C’est à Pointe-Noire, ville où j’ai vu le jour en 1994, que j’ai fait mes débuts dans la chorale Koubama. J’y étais le plus jeune et presque unique soliste masculin. Après, j’ai créé d’autres groupes comme Les Missionnaires où j’ai appris à chanter. J’ai chanté aux côtés des artistes chrétiens Mama Crédo et Marcel Mboungou. Il était question, pour moi, d’associer la musique traditionnelle au gospel et autres, pour donner une couleur assez particulière à ma musique que je qualifie d’ethnophonique. C’est Freddy Massamba (ndrl: artiste congolais vivant en France) qui m’a donné le goût de la tradition, à telle enseigne que je suis arrivé à un niveau où, toutes mes compositions sont beaucoup plus en langues maternelles: téké, lari, mbochi, etc. Donc, je me sens plus spirituel, plus en contact avec la musique, plus à l’aise, lorsque je chante les chants de chez nous en Afrique, que ce soit d’Afrique du Sud, du Mali, avec Salif Kéïta. C’est ce qui fait ma particularité.

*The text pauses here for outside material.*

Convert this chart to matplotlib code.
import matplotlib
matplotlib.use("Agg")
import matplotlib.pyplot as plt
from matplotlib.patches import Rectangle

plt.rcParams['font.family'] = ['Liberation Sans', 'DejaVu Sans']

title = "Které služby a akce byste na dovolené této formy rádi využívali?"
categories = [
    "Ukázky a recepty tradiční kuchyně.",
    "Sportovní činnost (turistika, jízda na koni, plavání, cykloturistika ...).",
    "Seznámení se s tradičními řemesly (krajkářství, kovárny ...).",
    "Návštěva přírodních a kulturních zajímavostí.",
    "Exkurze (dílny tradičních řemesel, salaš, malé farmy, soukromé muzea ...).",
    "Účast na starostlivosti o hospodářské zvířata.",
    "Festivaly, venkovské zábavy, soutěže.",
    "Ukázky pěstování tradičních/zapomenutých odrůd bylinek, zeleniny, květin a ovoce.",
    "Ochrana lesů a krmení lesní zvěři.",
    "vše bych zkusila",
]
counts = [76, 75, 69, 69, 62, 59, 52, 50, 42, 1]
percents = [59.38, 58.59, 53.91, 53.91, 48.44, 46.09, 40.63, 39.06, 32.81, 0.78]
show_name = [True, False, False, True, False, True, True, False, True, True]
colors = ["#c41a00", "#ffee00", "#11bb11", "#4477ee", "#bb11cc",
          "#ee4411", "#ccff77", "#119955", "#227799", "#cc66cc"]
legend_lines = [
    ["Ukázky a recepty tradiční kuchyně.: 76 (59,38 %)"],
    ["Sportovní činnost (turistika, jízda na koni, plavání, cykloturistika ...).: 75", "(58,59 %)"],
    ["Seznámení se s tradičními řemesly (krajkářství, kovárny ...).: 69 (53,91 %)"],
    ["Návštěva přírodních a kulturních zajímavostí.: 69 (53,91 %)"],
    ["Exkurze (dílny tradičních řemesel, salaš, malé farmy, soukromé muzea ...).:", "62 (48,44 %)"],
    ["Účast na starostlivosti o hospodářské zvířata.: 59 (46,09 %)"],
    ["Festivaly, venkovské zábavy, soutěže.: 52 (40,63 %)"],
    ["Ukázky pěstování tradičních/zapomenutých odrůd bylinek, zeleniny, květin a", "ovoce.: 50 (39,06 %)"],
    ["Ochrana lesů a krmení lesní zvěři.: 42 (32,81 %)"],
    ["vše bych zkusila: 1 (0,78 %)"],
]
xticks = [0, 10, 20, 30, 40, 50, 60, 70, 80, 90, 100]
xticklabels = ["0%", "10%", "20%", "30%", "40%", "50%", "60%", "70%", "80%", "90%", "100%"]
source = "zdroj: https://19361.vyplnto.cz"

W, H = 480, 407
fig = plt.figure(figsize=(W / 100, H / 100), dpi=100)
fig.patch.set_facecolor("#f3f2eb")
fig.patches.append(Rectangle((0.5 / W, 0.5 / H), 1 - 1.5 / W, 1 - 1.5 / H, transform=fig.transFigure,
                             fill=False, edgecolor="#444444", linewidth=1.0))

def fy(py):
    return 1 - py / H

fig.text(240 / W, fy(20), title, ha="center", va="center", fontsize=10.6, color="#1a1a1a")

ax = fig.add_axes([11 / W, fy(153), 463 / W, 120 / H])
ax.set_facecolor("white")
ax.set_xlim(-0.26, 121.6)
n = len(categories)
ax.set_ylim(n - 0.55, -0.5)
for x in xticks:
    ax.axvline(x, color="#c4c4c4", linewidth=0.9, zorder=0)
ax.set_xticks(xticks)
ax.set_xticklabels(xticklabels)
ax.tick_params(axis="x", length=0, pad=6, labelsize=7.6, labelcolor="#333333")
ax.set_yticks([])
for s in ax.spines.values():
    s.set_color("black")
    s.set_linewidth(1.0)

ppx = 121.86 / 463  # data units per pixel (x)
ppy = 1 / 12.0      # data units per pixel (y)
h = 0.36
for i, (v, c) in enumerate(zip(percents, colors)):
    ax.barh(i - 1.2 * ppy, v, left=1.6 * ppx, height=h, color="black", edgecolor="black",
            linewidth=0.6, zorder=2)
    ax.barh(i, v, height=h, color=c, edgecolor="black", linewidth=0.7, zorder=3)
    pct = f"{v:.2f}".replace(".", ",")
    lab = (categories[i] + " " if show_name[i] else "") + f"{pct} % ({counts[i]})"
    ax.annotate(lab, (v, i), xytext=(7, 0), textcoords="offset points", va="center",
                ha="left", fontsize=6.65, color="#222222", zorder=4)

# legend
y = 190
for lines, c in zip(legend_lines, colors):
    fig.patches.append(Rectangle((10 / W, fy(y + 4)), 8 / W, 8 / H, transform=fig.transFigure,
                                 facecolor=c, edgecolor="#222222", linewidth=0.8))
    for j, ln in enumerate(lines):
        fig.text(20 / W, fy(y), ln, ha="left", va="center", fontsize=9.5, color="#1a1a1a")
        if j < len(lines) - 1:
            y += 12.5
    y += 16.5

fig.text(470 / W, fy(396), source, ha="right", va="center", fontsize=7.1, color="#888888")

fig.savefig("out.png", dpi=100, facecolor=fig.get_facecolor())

*Avez-vous déjà un album sur le marché?
**Pas encore. Mais je suis en train de préparer un single, «Mon Afrique», pour rendre hommage aux grands hommes politiques qui ont marqué l’Afrique, à l’image de Thomas Sankara, Lumumba, Marien Ngouabi. Pour dire aux Africains que nous sommes fiers de notre Afrique, malgré certaines réalités; fiers de notre couleur de peau, fiers de nos langues, fier de notre façon de vivre, de notre culture, en général. Le single sera sur le marché le 12 ou le 13 août prochain. C’est une surprise pour la nation, parce que c’est assez rare de voir les artistes plancher sur ce genre de thèmes.
*Cinéaste, c’est aussi ton autre casquette…
**Tout à fait. J’ai commencé le cinéma en 2008 avec le label ‘’Ma génération’’. J’ai suivi une formation de trois ans avec Herman Dinamona, un avocat basé en France. Puis j’ai intégré ‘’Inzo ya bilili’’ de Michael Gando où j’ai fait ‘’Ironie fatale’’. J’ai aussi fait mes preuves aux côtés de Rufin Mbou Mikima avec ‘’Inzo ya bizizi’’, Canal Plus France, Orange de la RDC, avec le film ‘’Contact’’ et pas mal d’autres films encore. J’ai participé aux séries télévisées comme ‘’Mon anniversaire’’ ou des projets avec Lisbeth Mabiala. Tout cela, en tant que comédien, mais aussi styliste, parce qu’il m’est arrivé d’habiller des artistes, une passion que j’ai héritée de ma grand-mère.

*Vous portez une autre casquette, celle d’ethnologue…
*J’ai grandi dans une famille assez déchirée. C’est une histoire triste, mais réelle. Mes parents ne sont pas de la même culture. Du coup, ça nous a, à un certain niveau, influencé. Il y avait des problèmes, des guerres qui se sont succédé dans le foyer, parce que la famille paternelle croyait qu’elle était différente de la famille maternelle. Et donc, on a grandi dans une famille où il n’y avait pas assez d’unité. Ce qui m’a poussé à m’intéresser à l’ethnologie, à me poser des questions du genre: qui sommes-nous réellement? Sommes-nous différents des autres? Voilà pourquoi, dans ma tête, je me dis, l’Afrique, c’est l’Afrique. Peu importe qu’on soit Ouest-africain, Centrafricain, Sud-africain, etc., on partage tous les mêmes valeurs, parce que nous avons tous les mêmes ancêtres. Voilà d’où vient mon intérêt pour l’ethnologie, jusqu’au point où j’ai été obligé de passer une licence dans ce domaine. C’est mon combat. Je me dis que l’on soit Mbochi, Téké, Kongo, on est tous un même peuple, pas question de se diviser.

*Quels sont tes projets dans ce domaine?
**Réaliser des tournées, afin de faire comprendre aux Noirs que nous sommes à l’ère du réveil, celle où le Noir est censé repartir vers l’authenticité qui nécessite qu’on se départisse des cultures des autres. Il nous faut repartir vers nos propres cultures, nos religions, nos langues, notre accoutrement, etc.